Barred

March 10, 2014

As a person who operates reasonably well in bars, I’m often asked what my favourite place to drink in Phnom Penh is. Well, here is the definitive answer. It’s on Street 51, and it’s called Led Zeppelin.

Now, you might think that that’s a no-brainer. If you know me, you know I’m besotted by Zeppelin – I want the Zep to be played at my funeral, and have spent far too many hours altogether trying to work out the intricacies of Jimmy Page’s guitar style. I used to live near Page, and always secretly harboured the fantasy that he would walk past my flat, hear me mangling his riffs, and knock on my front door to offer suggestions. One can but dream.
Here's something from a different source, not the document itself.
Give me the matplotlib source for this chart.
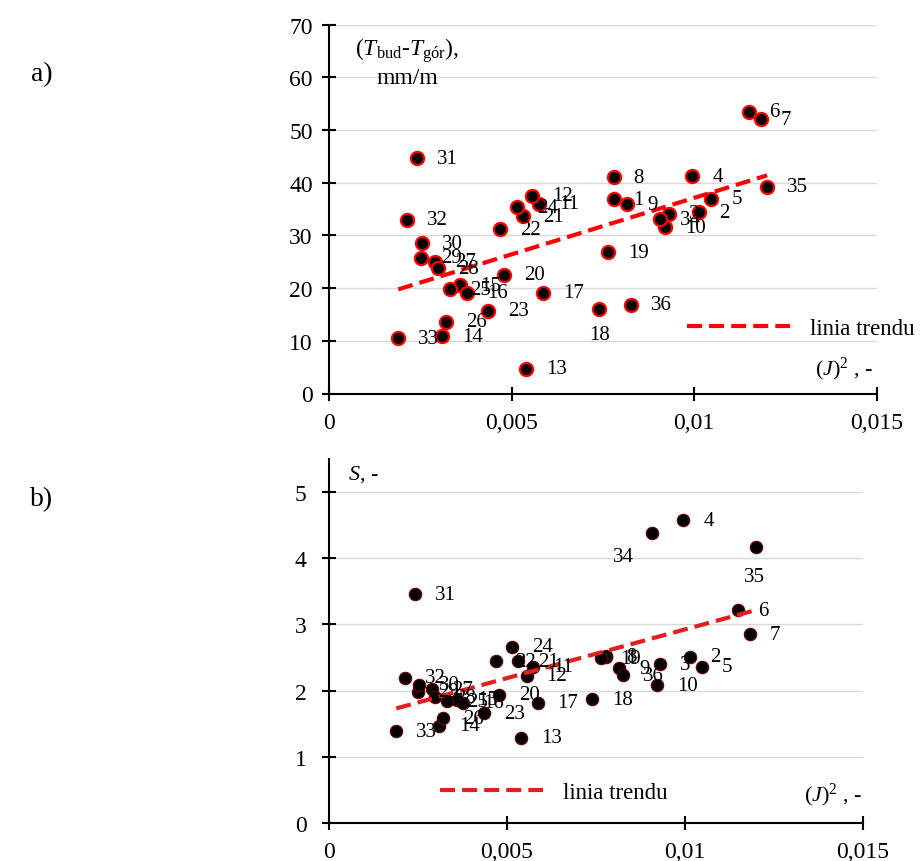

But Led Zeppelin, the bar, is a Phnom Penh institution. It’s owned by a middle-aged Taiwanese guy, who is, by any estimation, something of a legend, for his taciturnity. He sits at the back of the bar, scowling, behind a pair of decks, and plays early 70’s heavy metal, loudly. He almost always refuses to speak to punters, and just pulls albums, on vinyl, from his 4,000 strong collection, and subjects them on the drinkers, who seem to love it.

I’ve been going there for a while, and have managed to build up something of an uneasy rapport with him (although I don’t know his name, even now.) I don’t remember him ever deigning to speak to me; I have talked at him often.

But he does one thing that pleases me beyond measure. I once asked him, in a fit of showing-off-ness, if he had a particularly obscure track, by a particulaly obscure early 70s band. And, lo and behold, he did. And played it, loudly.

Now, every time I go in, he puts it on, and I get to soak up five minutes of Mountain playing Nantucket Sleighride, from an Japanese import album that I originally paid forty quid for in 1981. I always love it when he plays it. But every time I come in? Slight overkill, but I can’t complain.

But, somehow, this seems to encapsulate something about Phnom Penh. A foreigner is playing music that is foreign to him, in a capital city that is also foreign to him, and yet is widely loved, by other foreigners, waited on by kindly Khmers.

I’m sitting, writing this, in Led Zeppelin itself, and have heard lots of early Black Sabbath, UFO and Iron Maiden, all of which send me back to my teenage years, while sex-tourists poke their heads in looking for whatever they’re too feeble to get back home.

The owner of the bar is apparently an ardent Taiwanese nationalist, and gets together with the Taiwan diaspora in Phnom Penh on Chang Kai Shek’s birthday to wear military uniforms and denounce the mainland – he might have missed the boat on that one.

My brother the bar maven would be horrified by how little he’s taught me: there are no infusions of artisanal tequila drunk through bone luges; no selections of hand-curated Peruvian bitters. And the loos would make a pig blush in shame.

No, it’s beer, scotch or gin, nice people and great music. A bar that has cheap drinks and weapons-grade heavy metal, in Phnom Penh? What’s not to love?